A Preface to Paradise Lost
by C.S. Lewis
Format: Paperback (160 pages)
An interpretation of Milton's purpose in writing the epic from the Ballard Matthews Lectures Delivered at University College, North Wales in 1941.
If you have, like me, tried to read Paradise Lost but couldn’t finish it, then this book is a great resource to help you get through it. I learned a lot from this book. Literally on page one C.S. Lewis talks about how people misread narrative poetry (like Paradise Lost) all the time because used bookstores are full of books of narrative poetry whose first few pages are underlined in random places and the rest of the book is blank. This made me laugh because that’s EXACTLY what my copy of Paradise Lost looks like. C.S Lewis points out that you can’t read it like lyrics looking for little nuggets of good lines. That’s what I did the first time and I quit reading Paradise Lost after 20 pages.

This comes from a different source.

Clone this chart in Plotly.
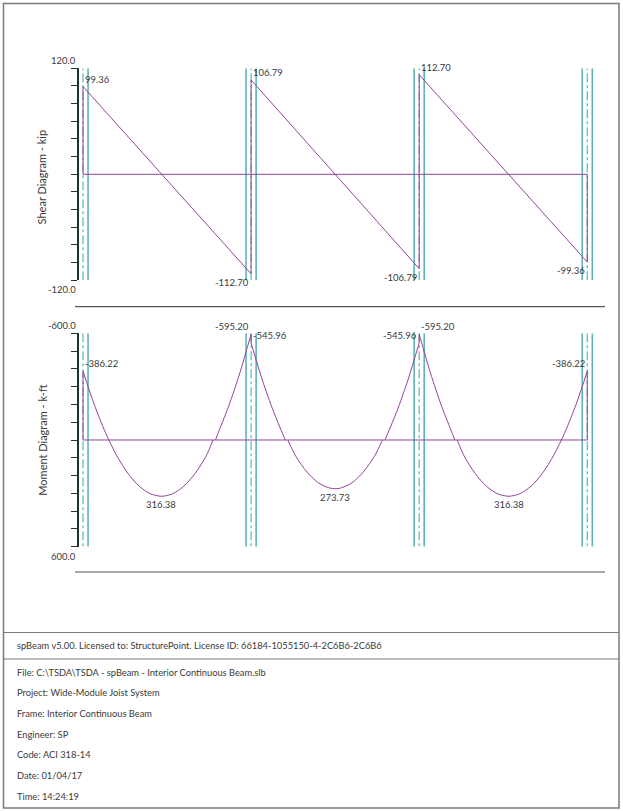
import plotly.graph_objects as go

# ---------------- data ----------------
supports_ft = [0, 30, 60, 90]
col_half_ft = 0.9

shear_x = [0, 0, 30, 30, 60, 60, 90, 90]
shear_v = [0, 99.36, -112.70, 106.79, -106.79, 112.70, -99.36, 0]

# straight jumps of the moment diagram at the joints (x, from, to)
moment_jumps_x = [0, 30, 60, 90]
moment_jumps_from = [0, -595.20, -545.96, -386.22]
moment_jumps_to = [-386.22, -545.96, -595.20, 0]

# moment branches (x in ft along the beam, k-ft, sagging positive)
m1_lo_x = [0, 2, 4, 6, 8, 10, 12, 14, 16, 18, 20, 22, 23.2]
m1_lo_v = [-386.22, -200.0, -42.4, 86.5, 186.9, 258.6, 301.8, 316.38, 302.4, 259.8, 188.6, 88.8, 0]
m1_up_x = [23.65, 24, 26, 28, 30]
m1_up_v = [0, -30, -190, -378, -595.20]

m2_upL_x = [30, 32, 34, 36.1]
m2_upL_v = [-545.96, -338, -160, 0]
m2_lo_x = [36.55, 38, 40, 42, 44, 45, 46, 48, 50, 52, 53.45]
m2_lo_v = [0, 92, 181, 240.9, 270.1, 273.73, 270.1, 240.9, 181, 92, 0]
m2_upR_x = [53.9, 56, 58, 60]
m2_upR_v = [0, -160, -338, -545.96]

m3_up_x = [60, 62, 64, 66, 66.35]
m3_up_v = [-595.20, -378, -190, -30, 0]
m3_lo_x = [66.8, 68, 70, 72, 74, 76, 78, 80, 82, 84, 86, 88, 90]
m3_lo_v = [0, 88.8, 188.6, 259.8, 302.4, 316.38, 301.8, 258.6, 186.9, 86.5, -42.4, -200.0, -386.22]

shear_labels = [  # text, x, y, xanchor, yanchor
    ("99.36", 0, 99.36, "left", "bottom"),
    ("-112.70", 30, -112.70, "right", "top"),
    ("106.79", 30, 106.79, "left", "bottom"),
    ("-106.79", 60, -106.79, "right", "top"),
    ("112.70", 60, 112.70, "left", "bottom"),
    ("-99.36", 90, -99.36, "right", "top"),
]
moment_labels = [
    ("-386.22", 0, -386.22, "left", "bottom"),
    ("316.38", 14, 316.38, "center", "top"),
    ("-595.20", 30, -595.20, "right", "bottom"),
    ("-545.96", 30, -545.96, "left", "bottom"),
    ("273.73", 45, 273.73, "center", "top"),
    ("-545.96", 60, -545.96, "right", "bottom"),
    ("-595.20", 60, -595.20, "left", "bottom"),
    ("316.38", 76, 316.38, "center", "top"),
    ("-386.22", 90, -386.22, "right", "bottom"),
]
shear_range = [-120, 120]
moment_range = [600, -600]

footer_license = "spBeam v5.00. Licensed to: StructurePoint. License ID: 66184-1055150-4-2C6B6-2C6B6"
footer_lines = [
    "File: C:\\TSDA\\TSDA - spBeam - Interior Continuous Beam.slb",
    "Project: Wide-Module Joist System",
    "Frame: Interior Continuous Beam",
    "Engineer: SP",
    "Code: ACI 318-14",
    "Date: 01/04/17",
    "Time: 14:24:19",
]

# ---------------- style ----------------
W, H = 623, 811
PURPLE = "#93439a"
TEAL = "#5fb4b6"
AXIS = "#1e3434"
TXT = "#3a3a3a"
FONT = "Lato"

px_per_ft = 5.603
x0_px = 83.0
xr = [(0 - x0_px) / px_per_ft, (W - x0_px) / px_per_ft]

def py(p):  # pixel from top -> paper
    return 1 - p / H

def pxp(p):
    return p / W

fig = go.Figure()

line_kw = dict(color=PURPLE, width=1)
fig.add_trace(go.Scatter(x=shear_x, y=shear_v, mode="lines", line=line_kw, xaxis="x", yaxis="y"))
fig.add_trace(go.Scatter(x=[supports_ft[0], supports_ft[-1]], y=[0, 0], mode="lines", line=line_kw, xaxis="x", yaxis="y"))
fig.add_trace(go.Scatter(x=[supports_ft[0], supports_ft[-1]], y=[0, 0], mode="lines", line=line_kw, xaxis="x", yaxis="y2"))
for jx, ja, jb in zip(moment_jumps_x, moment_jumps_from, moment_jumps_to):
    fig.add_trace(go.Scatter(x=[jx, jx], y=[ja, jb], mode="lines", line=line_kw, xaxis="x", yaxis="y2"))
for bx, bv in [(m1_lo_x, m1_lo_v), (m1_up_x, m1_up_v), (m2_upL_x, m2_upL_v), (m2_lo_x, m2_lo_v),
               (m2_upR_x, m2_upR_v), (m3_up_x, m3_up_v), (m3_lo_x, m3_lo_v)]:
    fig.add_trace(go.Scatter(x=bx, y=bv, mode="lines", line=dict(color=PURPLE, width=1, shape="spline", smoothing=0.8),
                             xaxis="x", yaxis="y2"))

shapes = []
for yref, rng in [("y", shear_range), ("y2", moment_range)]:
    lo, hi = min(rng), max(rng)
    for s in supports_ft:
        faces = [s - col_half_ft, s + col_half_ft]
        for f in faces:
            shapes.append(dict(type="line", xref="x", yref=yref, x0=f, x1=f, y0=lo, y1=hi,
                               line=dict(color=TEAL, width=1.6), layer="below"))
        shapes.append(dict(type="line", xref="x", yref=yref, x0=s, x1=s, y0=lo, y1=hi,
                           line=dict(color=TEAL, width=1.2, dash="dashdot"), layer="below"))

# separators and border
for ypix in [306.7, 572.0]:
    shapes.append(dict(type="line", xref="paper", yref="paper", x0=pxp(75), x1=pxp(605), y0=py(ypix), y1=py(ypix),
                       line=dict(color="#555555", width=1.2)))
shapes.append(dict(type="rect", xref="paper", yref="paper", x0=pxp(3.5), x1=pxp(619), y0=py(3.5), y1=py(808),
                   line=dict(color="#7a7a7a", width=1.5)))
for ypix in [632.5, 659.0]:
    shapes.append(dict(type="line", xref="paper", yref="paper", x0=pxp(3.5), x1=pxp(619), y0=py(ypix), y1=py(ypix),
                       line=dict(color="#7a7a7a", width=1.2)))

ann = []
lab_font = dict(family=FONT, size=9.5, color=TXT)
for t, x, y, xa, ya in shear_labels:
    ann.append(dict(text=t, x=x, y=y, xref="x", yref="y", xanchor=xa, yanchor=ya, showarrow=False,
                    font=lab_font, yshift=(-1 if ya == "top" else 0)))
for t, x, y, xa, ya in moment_labels:
    ann.append(dict(text=t, x=x, y=y, xref="x", yref="y2", xanchor=xa, yanchor=ya, showarrow=False,
                    font=lab_font, yshift=(-1 if ya == "top" else 0)))

axis_x_ft = supports_ft[0] - col_half_ft
for yref, val, ya in [("y", shear_range[1], "bottom"), ("y", shear_range[0], "top"),
                      ("y2", moment_range[1], "bottom"), ("y2", moment_range[0], "top")]:
    ann.append(dict(text=f"{val:.1f}", x=axis_x_ft, y=val, xref="x", yref=yref, xanchor="right", yanchor=ya,
                    showarrow=False, font=lab_font, yshift=(-2 if ya == "top" else 0)))

title_font = dict(family=FONT, size=11, color=TXT)
ann.append(dict(text="Shear Diagram - kip", x=pxp(41.7), y=py(176.7), xref="paper", yref="paper",
                xanchor="center", yanchor="middle", textangle=-90, showarrow=False, font=title_font))
ann.append(dict(text="Moment Diagram - k-ft", x=pxp(41.7), y=py(440), xref="paper", yref="paper",
                xanchor="center", yanchor="middle", textangle=-90, showarrow=False, font=title_font))

foot_font = dict(family=FONT, size=9.3, color=TXT)
ann.append(dict(text=footer_license, x=pxp(15), y=py(645.5), xref="paper", yref="paper", xanchor="left",
                yanchor="middle", showarrow=False, font=foot_font))
for i, t in enumerate(footer_lines):
    ann.append(dict(text=t, x=pxp(15), y=py(672 + i * 20.7), xref="paper", yref="paper", xanchor="left",
                    yanchor="middle", showarrow=False, font=foot_font))

axis_pos = pxp(x0_px + axis_x_ft * px_per_ft)
common_y = dict(showgrid=False, zeroline=False, showticklabels=False, showline=True, linecolor=AXIS, linewidth=1.6,
                ticks="outside", ticklen=6, tickcolor=AXIS, tickwidth=1, anchor="free", position=axis_pos)

fig.update_layout(
    width=W, height=H, margin=dict(l=0, r=0, t=0, b=0, pad=0),
    paper_bgcolor="white", plot_bgcolor="rgba(0,0,0,0)", showlegend=False,
    xaxis=dict(domain=[0, 1], range=xr, visible=False, anchor="y"),
    yaxis=dict(domain=[py(280.3), py(68.3)], range=shear_range, dtick=20, tick0=0, **common_y),
    yaxis2=dict(domain=[py(546.7), py(333.3)], range=moment_range, dtick=100, tick0=0, **common_y),
    shapes=shapes, annotations=ann,
)

fig.write_html("out.html", config={"displayModeBar": False},
               post_script="document.body.style.margin='0px';document.body.style.overflow='hidden';")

Stuff I learned from this Preface in case you don’t really want to read it:
- The form of poetry is important and the rules add to it’s beauty, not take away from it.
- Epic poetry comes from the court so it is meant to be oral. (Good to know – I will try to read it like a speaker instead of a drone voice in my head). Since its traditionally oral, there is a lot of repetition because if you have to think too much while you are listening to a poem you can get lost very easily.
- Epic poetry tends to be about men, historically true and tragic.
- The beauty of the poetry is in the paragraph or the whole. Looking for good lines is like looking for good stones in a cathedral.
- The language is repetitive but not commonplace, like having pumpkin pie every year for Christmas. This also makes it feel ceremonial.
- Everything we need to know is in the poem itself. Another reason I got stuck in Paradise Lost was the massive amount of details. I was delighted when C.S. Lewis said that we don’t need to look up all the places in the notes. The feeling that Milton is trying to achieve is the important part. Yay for that.
- Milton purposefully made it feel like you are listening to a never ending voice go on and on. There aren’t many stopping points in the poem.
- One of the techniques that Lewis suggests in reading Paradise Lost is to immerse yourself in the poem and feel like you are living it yourself instead of trying to strip away all the “exterior stuff.”
- The idea of hierarchy is seen a lot in Paradise Lost. Everything has a superior (except God) and an inferior.
Then Lewis talks a lot about heresy and whether or not it’s there in Paradise Lost (which I didn’t much care about).
So there you have it. I feel properly prepared to read Paradise Lost and actually finish it this time.